After the arrest, Jesse had Gabe Weathers take Joe Walters to the hospital to get his nose reset and have him checked out. The last thing Jesse wanted was to give a belligerent abuser like Walters a way to game the system and hand him a get-out-of-jail-free card. So it was all by the book.
“Stay with him, Gabe. He doesn’t leave your sight until we book him and put him in a cell.”
Jesse drove back to the station and asked Molly to come into his office. She sat opposite him. Jesse explained what had gone on at the Walterses’ house and what they’d found in the kid’s room.
“So you think Chris Grimm was Heather’s connection?” Molly asked.
“Uh-huh.”
“But you didn’t find any drugs in the kid’s room.”
“None, but that just means the kid wasn’t stupid.”
“He was stupid enough to keep stolen property in his room.”
Jesse smiled a sad smile.
“What’s that smile about, Jesse?”
“I’m smiling because I heard your voice in my head, Molly.”
“And what did my voice say?”
“It said that Chris Grimm wasn’t stupid, he was just being a kid.”
“A kid selling drugs.”
“I didn’t say I thought he was a saint or that he was even a good kid. My guess, he pawned a lot of the stuff he got in trade for the drugs and held on to the stuff he thought was cool, like the stolen bass and the Rolex. We have to remember, this is a kid with a kid’s sense of the world. A pro wouldn’t have kept any of it, would have unloaded it immediately for ten, twenty cents on the dollar if necessary. One thing I can say, there did seem to be something between Heather Mackey and him.”
“Yeah,” Molly said. “The kind between a user and a dealer.”
“It was more than that. Why else would the kid show up outside the funeral home and at the cemetery?”
“Fear. Guilt.”
“Maybe. Doesn’t matter now.”
“I guess we’ll find out when we get him.”
Jesse shook his head. “I don’t think so.”
Molly was confused. “He’s a seventeen-year-old kid scared out of his mind. Where’s he going to run? We’ll get him or the Staties will.”
“My guess, the kid’s already dead. He was working for someone else.”
“Who?”
“You tell me, Molly. But he wasn’t a criminal mastermind. He must have been recruited for the job. He was the school-level connection. There’s always layers of insulation between the real supplier and the users.”
Molly didn’t love hearing that. It reminded her how easily her own daughters might have come in contact with Chris Grimm or someone like him.

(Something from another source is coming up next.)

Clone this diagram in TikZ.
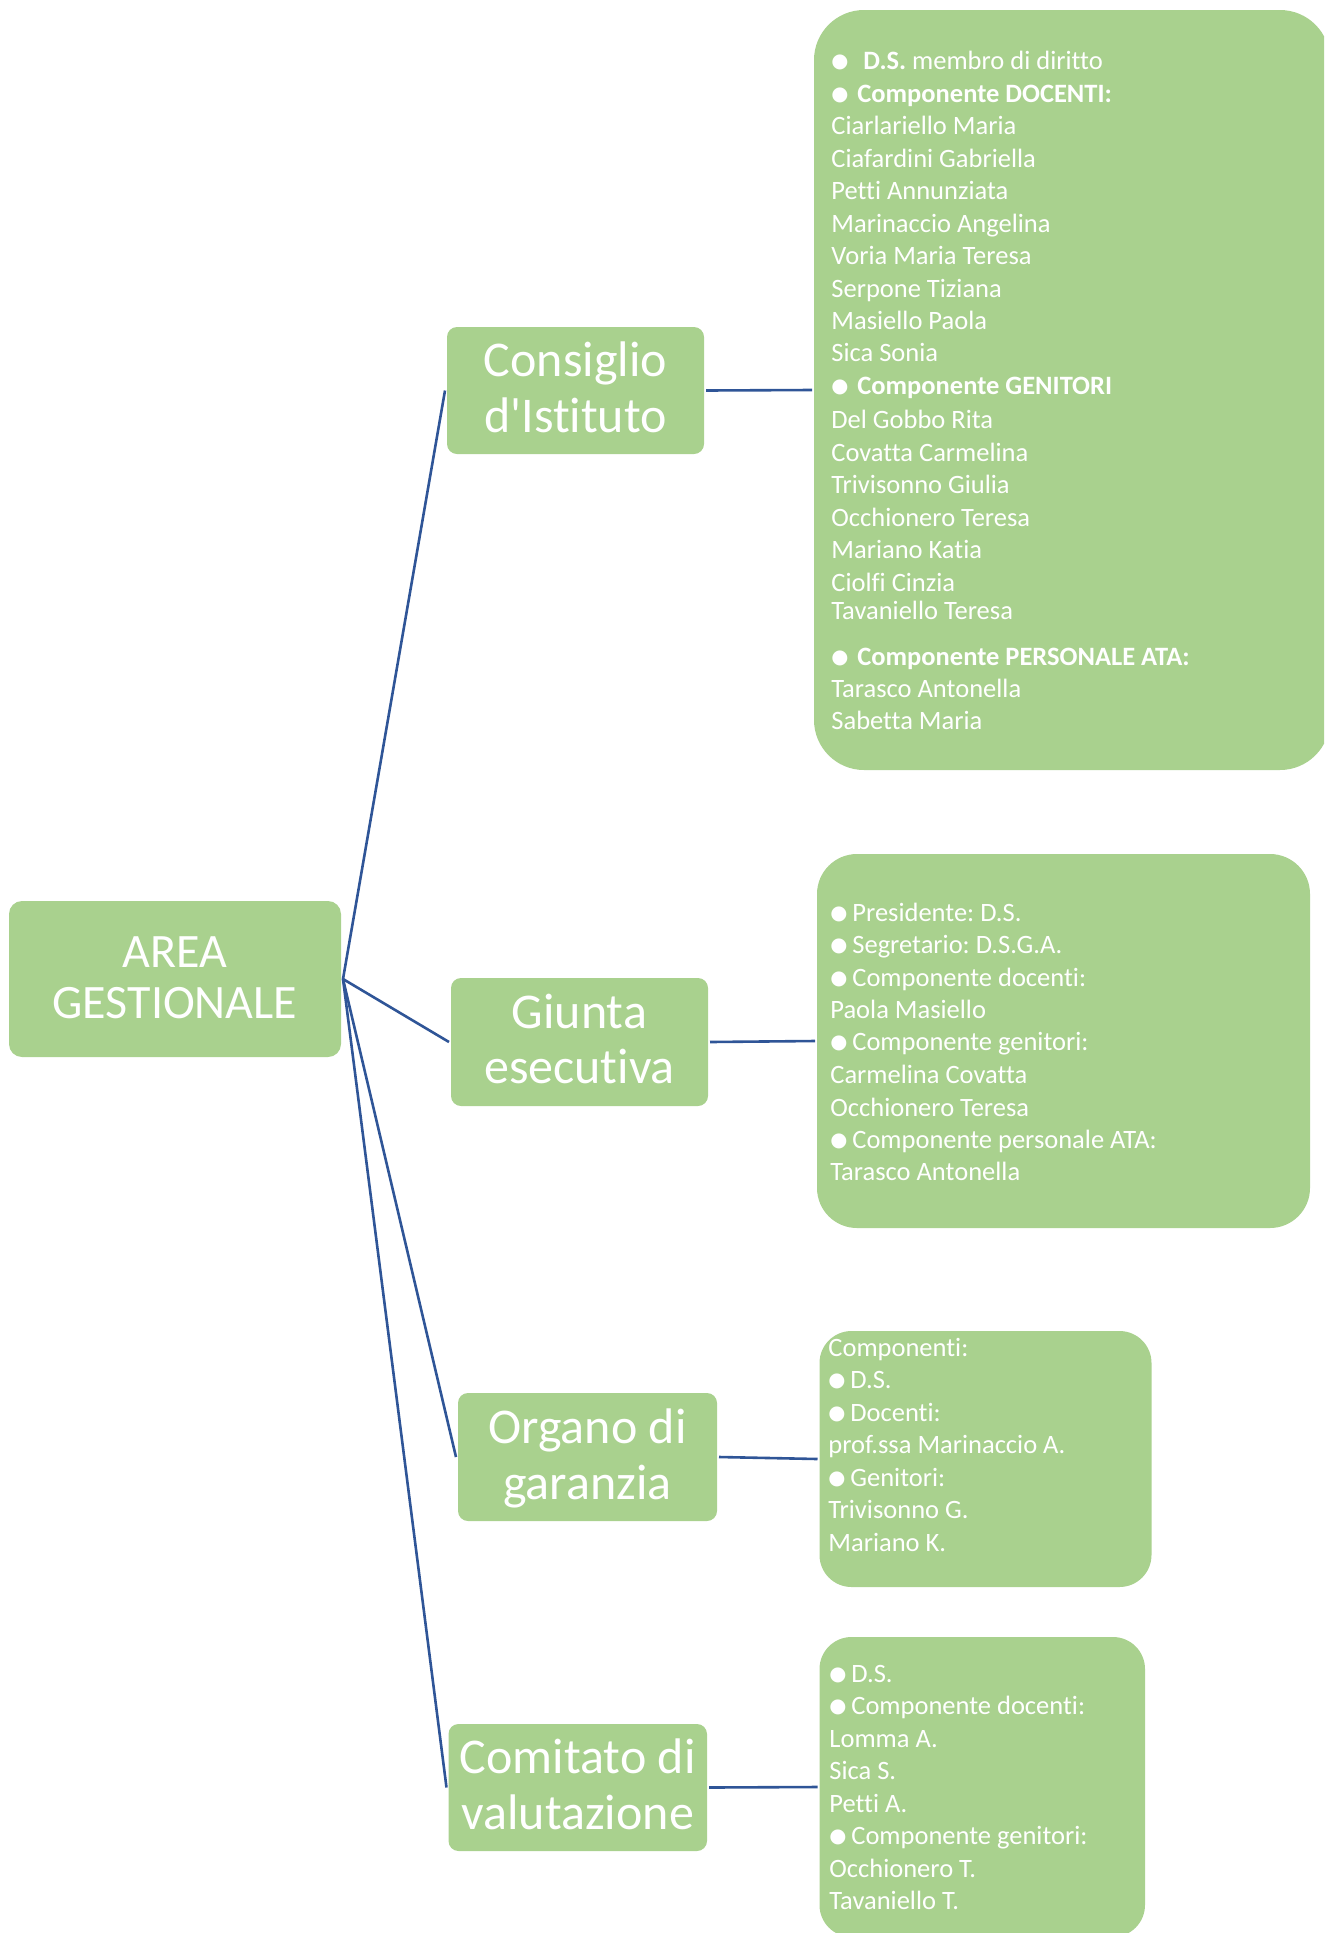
\documentclass[tikz,border=0pt]{standalone}
\usepackage{fontspec}
\setmainfont{Carlito}[Ligatures=NoCommon]
\newfontfamily\carl{Carlito}[Ligatures=NoCommon]
\newfontfamily\dvs{DejaVu Sans}
\definecolor{gr}{HTML}{A9D18E}
\definecolor{ln}{HTML}{2F5597}
\newcommand\mybul{\makebox[8pt][l]{\raisebox{1pt}{\dvs\fontsize{9.8}{9.8}\selectfont ●}}}
\frenchspacing
\begin{document}
\frenchspacing
\begin{tikzpicture}[x=0.5pt,y=-0.5pt,
  box/.style={fill=gr, draw=none, inner sep=0pt, outer sep=1pt, rounded corners=5pt},
  big/.style={text=white, font=\carl\fontsize{25}{28}\selectfont, anchor=base, inner sep=0pt},
  small/.style={text=white, font=\carl\frenchspacing\fontsize{13.25}{16.25}\selectfont, anchor=base west, inner sep=0pt},
  link/.style={draw=ln, line width=1.3pt}]
\useasboundingbox (0,0) rectangle (1324,1933);
\clip (0,0) rectangle (1324,1933);

% boxes
\node[box, rounded corners=6.5pt, minimum width=166pt, minimum height=78pt] (area) at (175,979) {};
\node[box, minimum width=128.5pt, minimum height=63.5pt] (ci) at (575.5,390.5) {};
\node[box, minimum width=128.5pt, minimum height=64pt] (gi) at (579.5,1042) {};
\node[box, minimum width=129.5pt, minimum height=64pt] (og) at (587.5,1457) {};
\node[box, minimum width=129.25pt, minimum height=63.5pt] (cv) at (577.75,1787.5) {};
\node[box, rounded corners=25pt, minimum width=258pt, minimum height=380pt] (b1) at (1072,390) {};
\node[box, rounded corners=20pt, minimum width=246.5pt, minimum height=187pt] (b2) at (1063.5,1041) {};
\node[box, rounded corners=16pt, minimum width=166pt, minimum height=128pt] (b3) at (985.5,1459) {};
\node[box, rounded corners=16pt, minimum width=162.75pt, minimum height=150pt] (b4) at (982.25,1787) {};

% big labels
\node[big, font=\carl\fontsize{24}{26}\selectfont] (area-1) at (175,967) {AREA};
\node[big, font=\carl\fontsize{24}{26}\selectfont] (area-2) at (175,1018) {GESTIONALE};
\node[big] (ci-1) at (575.5,376) {Consiglio};
\node[big] (ci-2) at (575.5,432) {d'Istituto};
\node[big] (gi-1) at (579.5,1028) {Giunta};
\node[big] (gi-2) at (579.5,1083) {esecutiva};
\node[big] (og-1) at (587.5,1443) {Organo di};
\node[big] (og-2) at (587.5,1499) {garanzia};
\node[big] (cv-1) at (577.75,1773) {Comitato di};
\node[big] (cv-2) at (577.75,1829) {valutazione};

% box 1 text
\foreach \y/\txt [count=\i] in {
  69/{\mybul\ \hspace{5pt}\textbf{D.S.} membro di diritto},
  102/{\mybul\ \hspace{2pt}\textbf{Componente DOCENTI:}},
  134/{Ciarlariello Maria},
  167/{Ciafardini Gabriella},
  199/{Petti Annunziata},
  232/{Marinaccio Angelina},
  264/{Voria Maria Teresa},
  297/{Serpone Tiziana},
  329/{Masiello Paola},
  361/{Sica Sonia},
  394/{\mybul\ \hspace{2pt}\textbf{Componente GENITORI}},
  428/{Del Gobbo Rita},
  461/{Covatta Carmelina},
  493/{Trivisonno Giulia},
  526/{Occhionero Teresa},
  558/{Mariano Katia},
  591/{Ciolfi Cinzia},
  619/{Tavaniello Teresa},
  665/{\mybul\ \hspace{2pt}\textbf{Componente PERSONALE ATA:}},
  697/{Tarasco Antonella},
  729/{Sabetta Maria}}
  \node[small] (t1-\i) at (831,\y) {\txt};

% box 2 text
\foreach \y/\txt [count=\i] in {
  921/{\mybul\ Presidente: D.S.},
  953/{\mybul\ Segretario: D.S.G.A.},
  986/{\mybul\ Componente docenti:},
  1018/{Paola Masiello},
  1050/{\mybul\ Componente genitori:},
  1083/{Carmelina Covatta},
  1116/{Occhionero Teresa},
  1148/{\mybul\ Componente personale ATA:},
  1180/{Tarasco Antonella}}
  \node[small] (t2-\i) at (830,\y) {\txt};

% box 3 text
\foreach \y/\txt [count=\i] in {
  1356/{Componenti:},
  1388/{\mybul\ D.S.},
  1421/{\mybul\ Docenti:},
  1453/{prof.ssa Marinaccio A.},
  1486/{\mybul\ Genitori:},
  1518/{Trivisonno G.},
  1551/{Mariano K.}}
  \node[small] (t3-\i) at (828,\y) {\txt};

% box 4 text
\foreach \y/\txt [count=\i] in {
  1682/{\mybul\ D.S.},
  1714.5/{\mybul\ Componente docenti:},
  1747/{Lomma A.},
  1779.5/{Sica S.},
  1812/{Petti A.},
  1844.5/{\mybul\ Componente genitori:},
  1877/{Occhionero T.},
  1909.5/{Tavaniello T.}}
  \node[small] (t4-\i) at (829,\y) {\txt};

% connectors
\draw[link] (area.east) -- (ci.west);
\draw[link] (area.east) -- (gi.west);
\draw[link] (area.east) -- (og.west);
\draw[link] (area.east) -- (cv.west);
\draw[link] (ci.east) -- (b1.west);
\draw[link] (gi.east) -- (b2.west);
\draw[link] (og.east) -- (b3.west);
\draw[link] (cv.east) -- (b4.west);
\end{tikzpicture}
\end{document}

Jesse said, “First thing we have to do is go through the stuff we collected at the kid’s house. When Peter gets back and logs in the evidence, I want you to carefully go through it and call all the phone numbers on every slip of paper and every business card. Most will be dead ends, but maybe not all. I need you to individually catalog every piece of jewelry we found so we can put it up on the PPD website. And I need you to pull the reports on the theft of the Fender guitar and a Rolex.”
Molly’s expression turned down. “Do you really think the kid’s dead?”
“If not already, he soon will be. Selling such potent stuff to Heather was a bad mistake. We didn’t even know there was a ring in our area until Heather’s death. The people the kid was working for can’t afford to have him roll over on them to save his own neck. Not if they want to keep their operation going. That’s the other thing.”
“What is?”
“Assign someone on the night shift to collect all the digital surveillance footage from the town’s cameras and see what the private security cameras captured.”
“Will do. But, Jesse, if the kid really is dead, what do you hope to find?”
“The next person up the food chain from Chris Grimm. I think that’s the best we can hope for now. I don’t know, maybe I’m wrong and the kid got away. Maybe we’ll get lucky and he’ll turn himself in, but we have to work on the assumption that we’re not going to get much help from Chris Grimm. Drug cases are built one step at a time.”
Molly left. A minute later, Jesse grabbed his new baseball mitt off his desk, stood, and turned to face the window. He stared out at Stiles Island and the sun shimmering on the ocean as he pounded a baseball into the too-stiff pocket of the glove. The last of his old gloves had finally collapsed, the kangaroo leather beyond rescue or repair. Rawlings no longer made the model he’d used throughout his minor-league career. He’d been forced to buy a similar model online from a Japanese company, and it just didn’t fit his hand the way his old gloves did. For the moment, it wasn’t about the glove, but about concentrating on how to move forward with the case.